The Palo Alto School District has a problem, and it needs to be solved sooner rather than later. Only the board can solve it.
On Sept. 6 a "middle management" memo was written complaining about several issues lack of trust between the middle and upper management, pay and benefit inequities, consistency of practice, etc. Middle managers are principals, assistant principals, program coordinators and directors and school psychologists. That memo was published on the Weekly's Web site. Since then a big debate has emerged in town over who is right, who is wrong, and whether Superintendent Mary Frances Callan, who has been here since 2001, needs to go.
This is what I have learned so far from a number of conversations. The issue for the middle managers is really not about pay scales, vacation time and benefits, it is about a lack of trust between Callan and middle management, and a lack of communication between the senior managers (Callan, Associate Superintendents Marilyn Cook and Jerry Matranga, and Assistant Superintendent Scott Bowers) and middle managers. It's also about a perceived lack of leadership from Callan leadership is being defined here as a lack of vision and academic inspiration.
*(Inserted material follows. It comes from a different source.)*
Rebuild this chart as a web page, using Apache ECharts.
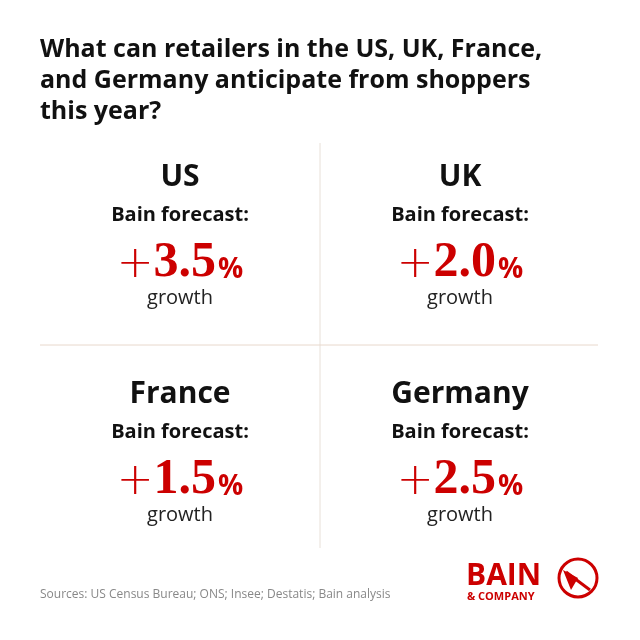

The board is apparently divided in its support by Callan, and reportedly split 3-2 but that could change. Three former board members (JohnBarton, John Tuomy and Cathy Kroymann) wrote a letter to the editor when this first erupted praising Callan and the other three, calling them "superb administrators who deserve our complete confidence," and saying issues like this should not be aired in public. That letter sounded to me like they were saying, "Don't air our dirty linen in public." It may have hurt more than helped Callan.
Ultimately, it is up to the board to decide what to do to solve this problem. No one else can. If the issue is trust, certainly Callan cannot "investigate" whether people trust her; this is clearly a board probe. If the issue is leadership style, ditto.
I sense board members are angry, and worried about the district's reputation and future. The feelings are strong at the board level, and among some middle managers. And probably Callan is angry too.
The board is considering hiring an outside person to objectively analyze this issue, to quantify and qualify who feels what about whom. That may be in order, but if the board authorizes such an analysis, I would suggest that it be completed sooner rather than later. Too many parents/teachers/staff/board members have been involved to let this continue to simmer. And we all should keep in mind that any outside consultant can only tell the board what people think, but that person cannot make a decision.
The board cannot take a lot of time to solve this problem. It needs to be cautious but the problem cannot be tossed aside or forgotten. Callan just entered into another four-year contract, but these issues have been simmering, some say from the time she arrived, while others say they surfaced two years ago.
My sense is that all five board members are concerned; my concern is that they need to be as unbiased and objective in finding out what really is wrong and devote full attention to this issue. No longer can the board simply ask, "Can't we all get along?"
Yes, only the board can solve this problem. Good luck!